I apologize for being less than blogorific or video-rific, etc. I am trying to get a lot done, but it isn’t necessarily stuff that is easily “seen” very quickly. I made progress on a chapter in the Beckwith response today, however, and wanted to provide just a paragraph as an example. This is from a chapter where I am examining the simple fact that Frank Beckwith never actually crossed the Tiber River: he paddled around in the middle, always holding Rome’s view of man, Rome’s view of grace, Rome’s view of natural law (just like a lot of other “non-Catholics” we could name, like Norman Geisler and William Lane Craig). In Return to Rome Beckwith narrates how he answered his niece’s question as to why he wasn’t a Roman Catholic. Upon quoting his response, I reply:

   While this answer was being given to a young person, and hence would not be as full as might be given in another context, the fact is that the reply is telling all the same. I have often been asked the same question in various venues, and my response is, Lord willing, consistent. Why am I not a Roman Catholic? Because Roman Catholicism has a gospel that does not give peace, because it fundamentally violates the Scriptural teaching on how one is made right with God. Rome has a false gospel that cannot save, hence, I have no reason to abandon the peace I have with God through Christ’s perfect atonement for the treadmill of Rome’s sacramental system of salvation. One would think that anyone who has purposefully crossed the Tiber because they have encountered the gospel and been changed thereby would have a similar response. Beckwith’s reply is a tepid statement of taste, a general “we are very much the same but I have a few disagreements on these side issues” type of thing that while reflecting a lot of modern evangelicalism is likewise far removed from the heartfelt motivations of the Reformation.

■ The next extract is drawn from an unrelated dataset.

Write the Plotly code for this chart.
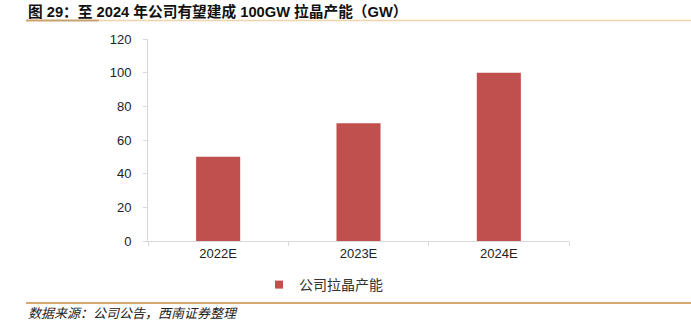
import plotly.graph_objects as go

categories = ["2022E", "2023E", "2024E"]
capacity = [50, 70, 100]
y_ticks = [0, 20, 40, 60, 80, 100, 120]
series_name = "公司拉晶产能"
title_text = "<b>图 29：至 2024 年公司有望建成 100GW 拉晶产能（GW）</b>"
source_text = "数据来源：公司公告，西南证券整理"

W, H = 691, 324
L, R, T, B = 148, 122, 39, 83
BAR = "#C0504D"
CJK = "Liberation Sans, Arial, Noto Sans CJK SC"

fig = go.Figure()
fig.add_trace(go.Bar(x=categories, y=capacity, marker=dict(color=BAR, line=dict(width=0)),
                     showlegend=False, name=series_name))
fig.add_trace(go.Scatter(x=[None], y=[None], mode="markers", name=series_name,
                         marker=dict(symbol="square", size=8, color=BAR)))

def px_x(p):
    return (p - L) / (W - L - R)

def px_y(p):
    return 1 - (p - T) / (H - T - B)

fig.update_layout(
    width=W, height=H,
    margin=dict(l=L, r=R, t=T, b=B, pad=0),
    paper_bgcolor="white", plot_bgcolor="white",
    bargap=0.686,
    font=dict(family=CJK, size=13, color="#222"),
    showlegend=True,
    legend=dict(orientation="h", x=px_x(259), xanchor="left", y=px_y(285), yanchor="middle",
                font=dict(size=14, color="#333", family="Noto Sans CJK SC"),
                bgcolor="rgba(0,0,0,0)", itemwidth=30, tracegroupgap=0),
    xaxis=dict(showgrid=False, showline=True, linecolor="#D9D9D9", linewidth=1,
               ticks="outside", ticklen=4, tickcolor="#D9D9D9", tickson="boundaries",
               tickfont=dict(size=13, color="#222", family="Liberation Sans"),
               fixedrange=True),
    yaxis=dict(range=[0, 120], tickvals=y_ticks, showgrid=False, showline=True,
               linecolor="#D9D9D9", linewidth=1, ticks="outside", ticklen=4,
               tickcolor="#D9D9D9", ticklabelstandoff=9,
               tickfont=dict(size=13, color="#222", family="Liberation Sans"),
               zeroline=False, fixedrange=True),
)

fig.add_annotation(text=title_text, xref="paper", yref="paper", x=px_x(26), y=px_y(1),
                   xanchor="left", yanchor="top", showarrow=False,
                   font=dict(size=14.7, color="#111", family="Liberation Sans, Noto Sans CJK SC"))
fig.add_annotation(text="<i>" + source_text + "</i>", xref="paper", yref="paper",
                   x=px_x(27), y=px_y(323), xanchor="left", yanchor="bottom", showarrow=False,
                   borderpad=0,
                   font=dict(size=13, color="#222", family="Noto Sans CJK SC"))

# decorative rules
fig.add_shape(type="line", xref="paper", yref="paper", x0=px_x(99), x1=px_x(691),
              y0=px_y(20.5), y1=px_y(20.5), line=dict(color="#F2D3AC", width=1.5))
fig.add_shape(type="line", xref="paper", yref="paper", x0=px_x(26), x1=px_x(99),
              y0=px_y(20.5), y1=px_y(20.5), line=dict(color="#C9A26E", width=2))
fig.add_shape(type="line", xref="paper", yref="paper", x0=px_x(26), x1=px_x(691),
              y0=px_y(303), y1=px_y(303), line=dict(color="#D9A870", width=2))

fig.write_html("out.html")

   Having given this response, Beckwith then asked the question cited above. It likewise reflects that he was still very much in the middle of the Tiber River, for the person who has embraced the gospel of grace has not only landed his boat on the far side, but has torn the boat apart to use the wood as a pulpit from which to proclaim freedom in Christ to those trapped on the other shore. But Beckwith can speak of permanently abandoning Rome as something he could not yet actually justify! Surely this kind of statement demonstrates the thesis at hand, as no person who has found peace in the gospel of grace in contrast to Rome’s sacramentalism will forget to mention that as the primary reason he or she does not submit to Rome’s claims of authority.